La Corte di appello ha accertato, con valutazione in fatto non suscettibile di riesame in questa sede, che la macchina rubata si trovava all’interno di un luogo chiuso a chiave e recintato e per questa ragione ha ritenuto – nel suo discrezionale potere di valutazione delle prove – che il conduttore avesse fornito adeguata prova di avere adempiuto al dovere di custodia: valutazione in astratto condivisibile e non confliggente con la logica e con i principi di comune esperienza.

L’eventuale dimostrazione che l’adozione di quelle misure non era sufficiente, a causa di eventuali peculiarità del caso di specie – in ipotesi la natura isolata del luogo, il suo carattere malfamato, la circostanza che in precedenza ivi si fossero verificati altri episodi di furto o rapina, ecc. – sarebbe stata a carico della parte danneggiata.

La ricorrente avrebbe potuto lamentare i vizi di motivazione solo se, avendo essa dimostrato quanto sopra, il giudice non ne avesse tenuto conto. Ma ciò non è stato dedotto né dimostrato e le censure manifestano solo il dissenso dalle valutazioni di merito della Corte di appello.
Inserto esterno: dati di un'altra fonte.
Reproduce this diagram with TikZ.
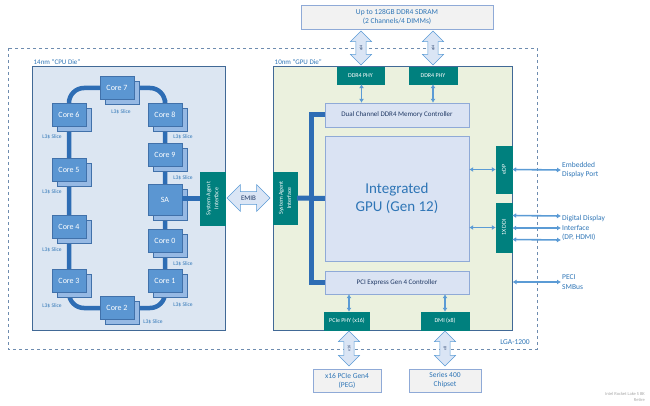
\documentclass[tikz,border=0pt]{standalone}
\usepackage{fontspec}
\setmainfont{Carlito}
\usepackage{graphicx}
\usepackage{tikz}
\usetikzlibrary{shapes.arrows, shadows, arrows.meta}

\definecolor{cpufill}{RGB}{220,230,242}
\definecolor{gpufill}{RGB}{235,241,222}
\definecolor{dieedge}{RGB}{65,105,150}
\definecolor{coreblue}{RGB}{91,150,210}
\definecolor{coreedge}{RGB}{65,113,170}
\definecolor{sliceblue}{RGB}{150,185,228}
\definecolor{ringblue}{RGB}{46,109,180}
\definecolor{tealgreen}{RGB}{0,128,126}
\definecolor{textblue}{RGB}{46,117,182}
\definecolor{darktext}{RGB}{31,56,100}
\definecolor{blockfill}{RGB}{218,227,243}
\definecolor{blockedge}{RGB}{143,170,215}
\definecolor{extfill}{RGB}{242,242,242}
\definecolor{arrowfill}{RGB}{218,229,245}
\definecolor{arrowblue}{RGB}{91,155,213}
\definecolor{pkgline}{RGB}{110,140,175}

\tikzset{
  package/.style={draw=pkgline, dashed, line width=0.8pt},
  pkgtext/.style={text=textblue, font=\fontsize{7.5}{8}\selectfont},
  diebox/.style={draw=dieedge, line width=1pt, inner sep=0pt, minimum height=263pt},
  dietext/.style={text=textblue, inner sep=2pt, font=\fontsize{7}{8}\selectfont},
  corenode/.style={draw=coreedge, fill=coreblue, text=white, minimum width=34pt,
    minimum height=23pt, inner sep=0pt, font=\fontsize{8}{9}\selectfont,
    general shadow={shadow xshift=5pt, shadow yshift=-5pt, fill=sliceblue, draw=coreedge}},
  slicetext/.style={text=textblue, inner sep=0pt, font=\fontsize{5.5}{6}\selectfont},
  ringbus/.style={draw=ringblue, line width=4.5pt},
  tealbox/.style={draw=tealgreen, fill=tealgreen, text=white, inner sep=0pt,
    font=\fontsize{6}{6.5}\selectfont},
  gpublock/.style={draw=blockedge, fill=blockfill, text=darktext, inner sep=0pt,
    minimum width=144pt, font=\fontsize{7}{8}\selectfont},
  extbox/.style={draw=blockedge, line width=0.8pt, fill=extfill, text=textblue, inner sep=0pt,
    align=center, font=\fontsize{7.5}{9}\selectfont},
  widearrow/.style={double arrow, draw=arrowblue, fill=arrowfill, text=darktext,
    double arrow head extend=5.5pt, inner xsep=1pt, inner ysep=3.5pt, font=\fontsize{4}{4}\selectfont},
  link/.style={draw=arrowblue, line width=1.6pt, {Latex[length=4pt,width=5pt]}-{Latex[length=4pt,width=5pt]}},
  sidetext/.style={text=textblue, align=left, inner sep=1pt, font=\fontsize{7.5}{9.5}\selectfont}
}

\begin{document}
\begin{tikzpicture}[x=1pt, y=-1pt]
\useasboundingbox (0,0) rectangle (650,406);

% package
\draw[package] (8,48) rectangle (537,349);
\node[pkgtext] (lga) at (515,342) {LGA-1200};

% dies
\node[diebox, fill=cpufill, minimum width=193pt] (cpudie) at (128.5,198.5) {};
\node[diebox, fill=gpufill, minimum width=239pt] (gpudie) at (392.5,198.5) {};
\node[dietext, anchor=south west] (cpulabel) at (cpudie.north west) {14nm “CPU Die”};
\node[dietext, anchor=south west] (gpulabel) at (gpudie.north west) {10nm “GPU Die”};

% ring stops
\foreach \n/\x/\y in {0/165/241, 1/165/281, 2/117/308, 3/69/281, 4/69/227,
                      5/69/170, 6/69/115, 7/117/88, 8/165/115, 9/165/155}
  \coordinate (k\n) at (\x,\y);

\draw[ringbus, rounded corners=15pt] (k5) -- (k6) |- (k7) -| (k8) -- (k1) |- (k2) -| (k3) -- cycle;

% cores
\foreach \n in {0,...,9}
  \node[corenode] (c\n) at (k\n) {Core \n};
\node[corenode, general shadow={}, minimum height=31pt] (sa) at (165,199.5) {SA};

% L3$ slices
\foreach \x/\y in {52/137, 52/192, 52/250, 52/306, 121/112, 153/322,
                   183/137, 183/178, 183/264, 183/305}
  \node[slicetext] at (\x,\y) {L3\$ Slice};

% system agent interfaces
\node[tealbox, minimum width=25pt, minimum height=53pt] (csai) at (212.5,198.5)
  {\rotatebox{90}{\shortstack{System Agent\\Interface}}};
\node[tealbox, minimum width=24pt, minimum height=52pt] (gsai) at (285,198)
  {\rotatebox{90}{\shortstack{System Agent\\Interface}}};
\draw[ringbus, line width=5pt] (sa.east |- csai.west) -- (csai.west);
\node[widearrow, double arrow head extend=7pt, inner ysep=4pt, minimum height=43pt,
  font=\fontsize{7}{8}\selectfont] (emib) at (248.5,198) {EMIB};

% gpu blocks
\node[gpublock, minimum height=24pt] (mc) at (397,115) {Dual Channel DDR4 Memory Controller};
\node[gpublock, minimum height=125pt, text=textblue, align=center,
  font=\fontsize{15}{18}\selectfont] (igpu) at (397,198.5) {Integrated\\GPU (Gen 12)};
\node[gpublock, minimum height=23pt] (pcie) at (397,282.5) {PCI Express Gen 4 Controller};

\draw[ringbus, line width=5pt] (mc.west) -- ++(-13,0) |- (pcie.west);
\draw[ringbus, line width=5pt] (gsai.east) -- (igpu.west);

% phys
\node[tealbox, minimum width=47pt, minimum height=17pt] (phya) at (360.5,75.5) {DDR4 PHY};
\node[tealbox, minimum width=48pt, minimum height=17pt] (phyb) at (433,75.5) {DDR4 PHY};
\node[tealbox, minimum width=45pt, minimum height=18pt] (pciephy) at (347,321) {PCIe PHY (x16)};
\node[tealbox, minimum width=48pt, minimum height=18pt] (dmi) at (445,321) {DMI (x8)};
\node[tealbox, minimum width=16pt, minimum height=47pt] (edp) at (504,169.5) {\rotatebox{90}{eDP}};
\node[tealbox, minimum width=16pt, minimum height=49pt] (ddi) at (504,227.5) {\rotatebox{90}{1X DDI}};

\draw[link] ([xshift=1pt]phya.south) -- ([xshift=1pt]phya.south |- mc.north);
\draw[link] (phyb.south) -- (phyb.south |- mc.north);
\draw[link] ([xshift=2pt]pciephy.north) -- ([xshift=2pt]pciephy.north |- pcie.south);
\draw[link] (dmi.north) -- (dmi.north |- pcie.south);
\draw[link] (igpu.east |- edp.west) -- (edp.west);
\draw[link] (igpu.east |- ddi.west) -- (ddi.west);

% outside
\node[extbox, minimum width=192pt, minimum height=24pt] (dram) at (397,17)
  {Up to 128GB DDR4 SDRAM\\(2 Channels/4 DIMMs)};
\node[extbox, minimum width=68pt, minimum height=23pt] (peg) at (347,380.5) {x16 PCIe Gen4\\(PEG)};
\node[extbox, minimum width=72pt, minimum height=23pt] (pch) at (445,380.5) {Series 400\\Chipset};

\node[widearrow, rotate=90, minimum height=34pt] (bwa) at (361,48) {x64};
\node[widearrow, rotate=90, minimum height=34pt] (bwb) at (433,48) {x64};
\node[widearrow, rotate=90, minimum height=35pt] (bwc) at (349,348.5) {x16};
\node[widearrow, rotate=90, minimum height=35pt] (bwd) at (445,348.5) {x8};

\node[sidetext, anchor=west] (edpl) at (561,170) {Embedded\\Display Port};
\node[sidetext, anchor=west] (ddil) at (561,228) {Digital Display\\Interface\\(DP, HDMI)};
\node[sidetext, anchor=west] (pecil) at (561,282) {PECI\\SMBus};

\draw[link] (edp.east) -- (edpl.west);
\draw[link] ([yshift=12pt]ddi.east) -- ([yshift=12pt]ddil.west);
\draw[link] (ddi.east |- ddil.west) -- (ddil.west);
\draw[link] ([yshift=-12pt]ddi.east) -- ([yshift=-12pt]ddil.west);
\draw[link] (gpudie.east |- pecil.west) -- (pecil.west);

\node[text=gray!70, align=right, anchor=east, inner sep=0pt, font=\fontsize{4.5}{6}\selectfont]
  (note) at (645,397) {Intel Rocket Lake S BK\\Retire};

\end{tikzpicture}
\end{document}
2. – Il ricorso deve essere rigettato.

3. – Le spese del presente giudizio, liquidate in dispositivo, seguono la soccombenza.

P.Q.M.

La Corte di cassazione rigetta il ricorso e condanna la ricorrente al pagamento delle spese del giudizio di cassazione in favore della parte costituita, spese liquidate complessivamente in Euro 1.700,00, di cui Euro 200,00 per esborsi ed Euro 1.500,00 per onorari; oltre al rimborso delle spese generali ed agli accessori previdenziali e fiscali di legge.

Testo non ufficiale. La sola stampa del dispositivo ufficiale ha carattere legale.